The dynamic duo are back again and up to their old tricks, only… better. El Ten Eleven, a two piece post rock duo hailing from Los Angeles, consists of dual bassist/guitarist Kristian Dunn and Tim Fogarty on acoustic/electric drums and drum triggers. They started the first link of their tour at Crescent Ballroom, Phoenix AZ.
Musically their stylings are a strange blend of shoe-gaze post rock, wrought with infectious melodies and complex layering of them, using Boss loop stations. The band takes pride in purity and plays all loops as rendered on-stage, mistakes or no mistakes. El Ten Eleven’s music isn’t complex in any traditional form, but the two piece has found a way to layer simple soundscape over soundscape to produce a sound that makes the majestic from simplicity. It’s approachable yet artful, sometimes leaning into a bit of the “sing song”, almost commercial-esque, but they pull it away from it, and into El Ten Eleven.

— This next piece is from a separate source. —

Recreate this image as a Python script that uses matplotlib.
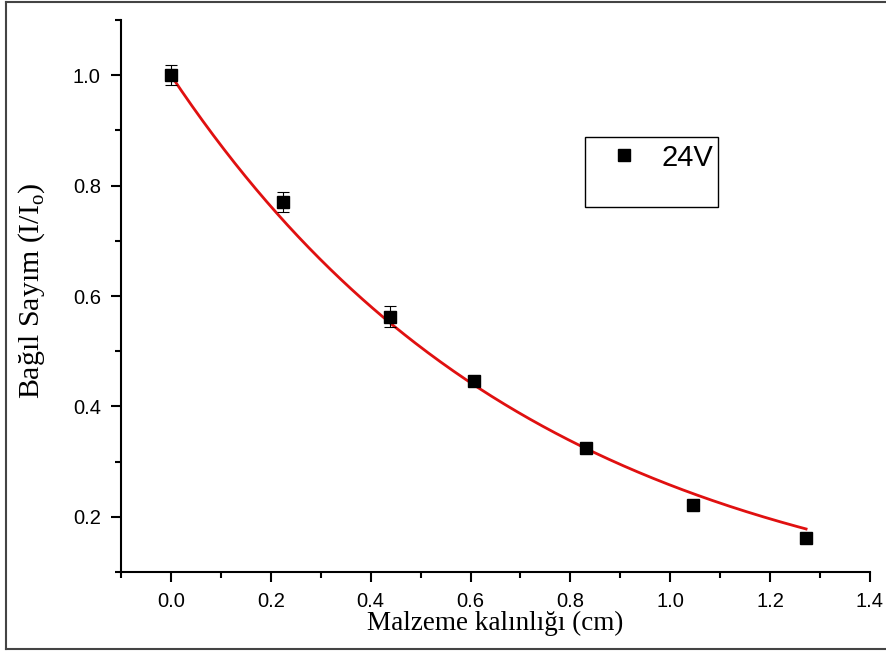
import numpy as np
import matplotlib
matplotlib.use("Agg")
import matplotlib.pyplot as plt
from matplotlib.lines import Line2D
from matplotlib.patches import Rectangle
from matplotlib.ticker import MultipleLocator, FormatStrFormatter

plt.rcParams["font.family"] = ["Liberation Sans", "DejaVu Sans"]

# Data
thickness = [0.0, 0.224, 0.439, 0.607, 0.831, 1.046, 1.272]
rel_count = [1.0, 0.770, 0.562, 0.446, 0.325, 0.221, 0.162]
rel_err = [0.018, 0.018, 0.019, 0.008, 0.006, 0.005, 0.004]
series_label = "24V"

# Exponential fit parameters (I/I0 = A*exp(-mu*x))
fit_A = 1.0
fit_mu = 1.357
fit_xmax = 1.272

x_label = "Malzeme kalınlığı (cm)"
y_label = "Bağıl Sayım (I/I$_\\mathregular{o}$)"

fig = plt.figure(figsize=(8.86, 6.53), dpi=100)
ax = fig.add_axes([121/886, 1-572/653, (870-121)/886, (572-20)/653])

xf = np.linspace(0, fit_xmax, 300)
ax.plot(xf, fit_A*np.exp(-fit_mu*xf), color="#e01010", lw=2.0, zorder=2)
ax.errorbar(thickness, rel_count, yerr=rel_err, fmt="s", color="black",
            ms=9, ecolor="black", elinewidth=0.8, capsize=4.5, capthick=0.8, zorder=3)

ax.set_xlim(-0.1, 1.4)
ax.set_ylim(0.1, 1.1)
for s in ["top", "right"]:
    ax.spines[s].set_visible(False)
for s in ["left", "bottom"]:
    ax.spines[s].set_linewidth(1.5)

ax.xaxis.set_minor_locator(MultipleLocator(0.1))
ax.yaxis.set_minor_locator(MultipleLocator(0.1))
ax.xaxis.set_major_formatter(FormatStrFormatter("%.1f"))
ax.yaxis.set_major_formatter(FormatStrFormatter("%.1f"))
ax.set_xticks([0.0, 0.2, 0.4, 0.6, 0.8, 1.0, 1.2, 1.4])
ax.set_yticks([0.2, 0.4, 0.6, 0.8, 1.0])
ax.tick_params(which="major", direction="out", length=7.5, width=1.5, labelsize=14.5, pad=7)
ax.tick_params(which="minor", direction="out", length=4, width=1.5)

ax.set_xlabel(x_label, fontfamily="Liberation Serif", fontsize=19.5, labelpad=0)
ax.set_ylabel(y_label, fontfamily="Liberation Serif", fontsize=21.5)
ax.yaxis.set_label_coords(-0.099, 0.51)

# Legend box
ax.add_patch(Rectangle((0.6195, 0.661), 0.178, 0.127, transform=ax.transAxes,
                       fill=False, edgecolor="black", lw=1.0, zorder=5))
h = Line2D([], [], marker="s", color="black", ls="none", ms=8)
ax.legend([h], [series_label], loc="upper left", bbox_to_anchor=(0.617, 0.8236),
          frameon=False, prop={"family": "Liberation Sans", "size": 21},
          handletextpad=0.8, handlelength=1.0)

# Outer frame lines
fig.add_artist(Line2D([6/886, 6/886], [1-2/653, 1-649/653], color="#444444", lw=1.5))
fig.add_artist(Line2D([6/886, 1], [1-2/653, 1-2/653], color="#444444", lw=1.5))
fig.add_artist(Line2D([6/886, 1], [1-649/653, 1-649/653], color="#444444", lw=1.5))

fig.savefig("out.png", dpi=100)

Crescent Ballroom is the host to mainly nationwide “indie” acts, so it is a rarity to see the crowd chanting the band’s name before they ever become shadows on the blackened silhouette on the pre-show stage. As the set progressed, El Ten Eleven showed their feathers moving past their 2005 self-titled album’s experimental instrumental onto a more mature sense of composition in their craft. This served as a sonic birthday of the band’s evolution of capturing people’s attention and working with sound and then adding more ear tingling melody. The newer songs held nostalgia to Jaco Pastorius’ runs with bass harmonics, and added elements of composition using a cello bow. It was all good, until they had another fight with the sound man. Dunn calling out through the microphone sarcastically…”Sound guy, sound guy on break, sound guy on break, oh..there he is”.
The band’s nature seemed apologetically playful, commenting on how this was the first show of the tour and they were “scared shitless”. They were met by cheers and acceptance from the Phoenix crowd. The playfulness became more apparent as Fogarty came out from behind his drum kit to tap out a bass line with his drumsticks on Dunn’s Carvin double neck guitar/ bass. During “Indian Winter” the band hit its stride despite the complexity of the human condition of making mistakes. It was pivotal as the crowd cheered as they moved into “My Only Swerving”. The energy in the room made an amazing shift and even though they fumbled through a non-studio version of the song, they did it gracefully and un-apologetically, mixing old school hip hop bass lines with the songs original workings.
Dunn made a short comment on of the whole concept of an encore, and explained that the band was gonna do one more song, without the theatrics of leaving stage and wasting everyone’s time. The encore was a 25 minute version of the song “Transitions”. It was a testament to the bands talented musicianship. Fogarty was able to provide constant complexity in drumming within the confines of his 4/4 regiment, without deviating in tempo. The non-verbal communication between the band was astounding. Dunn, able to create swells and drops by glancing over at Fogerty, turning a 10 minute song into a 25 minute adventure. It was a great encore that never made it into one, but such is the way that El Ten Eleven rescripts the rules with success.